Au beau milieu du boom pétrolier de 2008, l'Alberta a manqué de travailleurs, au point où des restaurants de fast-food ont dû éteindre leur friteuse. Au Québec, des signes de pénurie apparaissent dans certains secteurs, comme les mines et l'aérospatiale. Avec le vieillissement de la population, il n'en faut pas plus pour craindre le pire, c'est-à-dire une économie en panne, faute de travailleurs.

Pas si vite, prévient André Grenier, économiste et spécialiste du marché du travail à Emploi-Québec. «J'ai beaucoup de difficulté à parler de pénurie de main-d'oeuvre quand il y a 350 000 personnes à la recherche d'un emploi», rectifie-t-il.

 

Les pénuries et les excédents de main-d'oeuvre ont toujours existé dans le marché du travail, explique le spécialiste.

Les entreprises qui se plaignent de ne pas pouvoir recruter les travailleurs dont elles ont besoin peuvent toujours améliorer leurs conditions de travail et augmenter les salaires pour convaincre la main-d'oeuvre disponible de venir travailler chez elles. «Les entreprises qui se plaignent le plus sont souvent celles qui paient le moins, comme dans le commerce de détail», souligne André Grenier.

Certains secteurs jugés cruciaux pour l'économie, comme les mines et l'aérospatiale, ont déjà lancé des signaux d'alarme.
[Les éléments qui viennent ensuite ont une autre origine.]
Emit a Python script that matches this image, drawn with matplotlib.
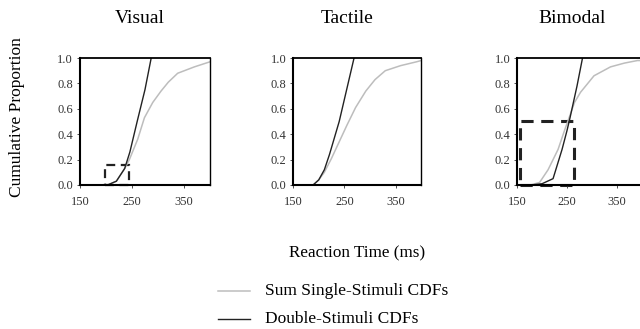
import matplotlib
matplotlib.use('Agg')
import matplotlib.pyplot as plt
from matplotlib.patches import Rectangle

plt.rcParams['font.family'] = ['Liberation Serif', 'DejaVu Serif']

## data
titles = ['Visual', 'Tactile', 'Bimodal']

# Sum Single-Stimuli CDFs (grey)
sum_rt = [
    [203, 220, 236, 245, 261, 274, 290, 306, 320, 338, 370, 400],
    [189, 200, 211, 225, 240, 255, 272, 292, 310, 330, 360, 391, 400],
    [177, 195, 212, 232, 245, 256, 265, 277, 304, 337, 365, 391, 400],
]
sum_p = [
    [0.0, 0.03, 0.13, 0.20, 0.36, 0.53, 0.65, 0.74, 0.81, 0.88, 0.93, 0.97],
    [0.0, 0.04, 0.10, 0.21, 0.34, 0.47, 0.61, 0.74, 0.83, 0.90, 0.94, 0.97, 0.98],
    [0.0, 0.02, 0.12, 0.28, 0.43, 0.55, 0.65, 0.73, 0.86, 0.93, 0.96, 0.98, 0.98],
]

# Double-Stimuli CDFs (black)
dbl_rt = [
    [203, 220, 236, 246, 260, 275, 287],
    [189, 200, 211, 221, 240, 269],
    [177, 200, 222, 240, 250, 256, 270, 281],
]
dbl_p = [
    [0.0, 0.03, 0.13, 0.26, 0.50, 0.75, 1.0],
    [0.0, 0.04, 0.12, 0.24, 0.50, 1.0],
    [0.0, 0.01, 0.05, 0.28, 0.43, 0.53, 0.78, 1.0],
]

# dashed boxes (x0, x1, top) - none on tactile
box_x0 = [199, None, 156]
box_x1 = [244, None, 264]
box_top = [0.16, None, 0.50]
box_lw = [1.6, None, 2.2]

## figure
fig = plt.figure(figsize=(6.4, 3.29), dpi=100)
lefts = [0.125, 0.458, 0.808]
widths = [0.203, 0.2, 0.195]
title_x = [140, 347, 572]

for i in range(3):
    ax = fig.add_axes([lefts[i], 0.4377, widths[i], 0.386])
    ax.plot(sum_rt[i], sum_p[i], color='#bdbdbd', lw=1.1)
    ax.plot(dbl_rt[i], dbl_p[i], color='#222222', lw=1.0)
    if box_x0[i] is not None:
        ax.add_patch(Rectangle((box_x0[i], 0), box_x1[i] - box_x0[i], box_top[i],
                               fill=False, ls=(0, (4, 2.5)), lw=box_lw[i], ec='#222222',
                               clip_on=False))
    ax.set_xlim(150, 400)
    ax.set_ylim(0, 1.0)
    ax.set_xticks([150, 250, 350])
    ax.set_yticks([0.0, 0.2, 0.4, 0.6, 0.8, 1.0])
    ax.set_yticklabels(['0.0', '0.2', '0.4', '0.6', '0.8', '1.0'])
    ax.tick_params(labelsize=9, length=2, width=0.6, colors='#333333')
    ax.tick_params(axis='x', pad=6)
    ax.tick_params(axis='y', pad=3)
    for s in ax.spines.values():
        s.set_linewidth(1.0)
    ax.spines['left'].set_linewidth(1.5)
    ax.spines['bottom'].set_linewidth(1.5)
    ax.spines['top'].set_linewidth(1.3)
    fig.text(title_x[i] / 640, 0.945, titles[i], ha='center', va='center', fontsize=14)

fig.text(0.026, 0.644, 'Cumulative Proportion', rotation=90, ha='center', va='center', fontsize=12.5)
fig.text(0.558, 0.231, 'Reaction Time (ms)', ha='center', va='center', fontsize=12.3)

# legend drawn by hand below
fig.add_artist(plt.Line2D([0.341, 0.391], [0.115, 0.115], color='#bdbdbd', lw=1.1))
fig.add_artist(plt.Line2D([0.341, 0.391], [0.03, 0.03], color='#222222', lw=1.0))
fig.text(0.414, 0.115, 'Sum Single-Stimuli CDFs', ha='left', va='center', fontsize=12.5)
fig.text(0.414, 0.03, 'Double-Stimuli CDFs', ha='left', va='center', fontsize=12.5)

fig.savefig('out.png', dpi=100)
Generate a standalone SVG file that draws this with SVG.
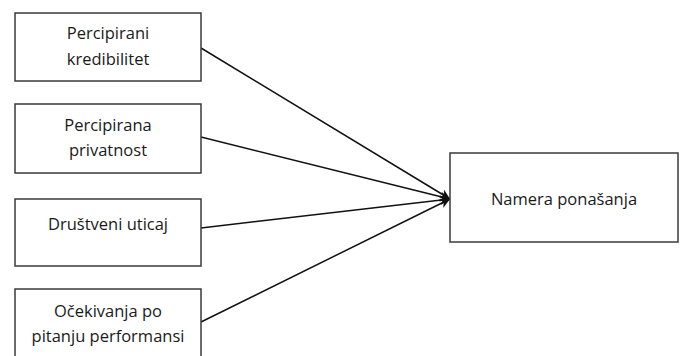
<svg xmlns="http://www.w3.org/2000/svg" width="681" height="356" viewBox="0 0 681 356">
<style>
.box{fill:#fff;stroke:#3a3a3a;stroke-width:1.5}
.t{font-family:"Open Sans","Liberation Sans",sans-serif;font-size:16.5px;fill:#1a1a1a;text-anchor:middle}
.c{stroke:#111;stroke-width:1.5;fill:none;marker-end:url(#ah)}
</style>
<defs>
<marker id="ah" markerWidth="12" markerHeight="10" refX="10" refY="5" orient="auto" markerUnits="userSpaceOnUse">
<path d="M0,0 L10,5 L0,10 L3,5 Z" fill="#111"/>
</marker>
</defs>
<rect width="681" height="356" fill="#fff"/>
<g id="connectors">
<line class="c" x1="201" y1="48" x2="450" y2="199"/>
<line class="c" x1="201" y1="137" x2="450" y2="199"/>
<line class="c" x1="201" y1="228" x2="450" y2="199"/>
<line class="c" x1="201" y1="322" x2="450" y2="199"/>
</g>
<g id="n1"><rect class="box" x="15" y="13" width="186" height="68"/>
<text class="t" x="108" y="39">Percipirani</text><text class="t" x="108" y="65">kredibilitet</text></g>
<g id="n2"><rect class="box" x="15" y="104" width="186" height="69"/>
<text class="t" x="108" y="131">Percipirana</text><text class="t" x="108" y="156">privatnost</text></g>
<g id="n3"><rect class="box" x="15" y="199" width="186" height="67"/>
<text class="t" x="108" y="230">Društveni uticaj</text></g>
<g id="n4"><rect class="box" x="15" y="289" width="186" height="80"/>
<text class="t" x="108" y="317">Očekivanja po</text><text class="t" x="108" y="342">pitanju performansi</text></g>
<g id="n5"><rect class="box" x="450" y="153" width="228" height="89"/>
<text class="t" x="564" y="205">Namera ponašanja</text></g>
</svg>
L'industrie minière, par exemple, a songé en 2008 à faire venir des mineurs de Tunisie. La récession et l'effondrement du prix des métaux de base qui l'a accompagnée ont fait disparaître le problème.

Dans les deux cas, on ne peut pas parler de pénurie de main-d'oeuvre. «Ce sont deux industries dont les besoins varient avec la conjoncture économique. Des pénuries conjoncturelles, ça va toujours exister», dit André Grenier.

Les régions, qui se plaignent depuis longtemps d'être boudées par les immigrants ne font pas toujours ce qu'il faut pour les attirer, souligne aussi l'économiste. «Je l'ai déjà dit à des gens d'affaires de Saint-Georges de Beauce. Chez vous, quelqu'un qui vient du village d'à côté est un étranger alors comment voulez-vous qu'un immigrant se sente chez lui?» raconte André Grenier.

Le marché se resserre

Le recours croissant aux travailleurs étrangers saisonniers, pour la cueillette des fruits et légumes d'abord, puis pour combler des besoins dans les usines, n'est pas non plus un signe de pénurie, selon le spécialiste. «Ça veut simplement dire que les gens d'ici ne sont pas intéressés à ce type d'emplois ou que les entreprises ne sont pas intéressées à embaucher les gens d'ici» (en augmentant les salaires, par exemple).

Selon lui, le filet dont le Québec s'est doté ne nuit pas au marché du travail. «Notre filet social est meilleur que dans les années 70 et le taux de chômage est plus bas.»

Le marché du travail fonctionne relativement bien au Canada et au Québec, selon André Grenier. Mais il montre des signes évidents de resserrement auquel les entreprises devront s'ajuster.

Cet ajustement est déjà commencé dans certains secteurs d'activités, comme le commerce de détail, qui recrute de plus en plus de têtes blanches. La population active de 65 ans a commencé à augmenter et cette croissance se poursuivra. «Près de 40% de la main-d'oeuvre de 2007 à 2017 proviendra des 65 ans ou plus», prévoit l'économiste.

Les entreprises aux prises avec des problèmes de recrutement auront toujours le choix de payer mieux leurs employés et de réduire leurs exigences. «Plutôt que de chercher à embaucher une personne qui a moins de 30 ans, un diplôme universitaire et qui parle cinq langues, elles devront se contenter de moins», illustre-t-il.

La plupart des économistes croient que le manque de main-d'oeuvre finira par ralentir la croissance économique. Pas nécessairement, estime André Grenier. «Ce n'est pas un McDo qui ferme en Alberta, qui cause du tort à l'économie de la province.»

De même, ce ne sera une catastrophe si un magasin de chaussures ferme dans un centre commercial qui abrite déjà trois autres marchands de godasses.

Le marché du travail va fonctionner autrement. La main-d'oeuvre sera utilisée de façon plus efficace, prévoit-il. C'est déjà commencé, avec l'apparition des caisses libre-service dans les supermarchés et des bornes distributrices de titres de transport dans les aéroports.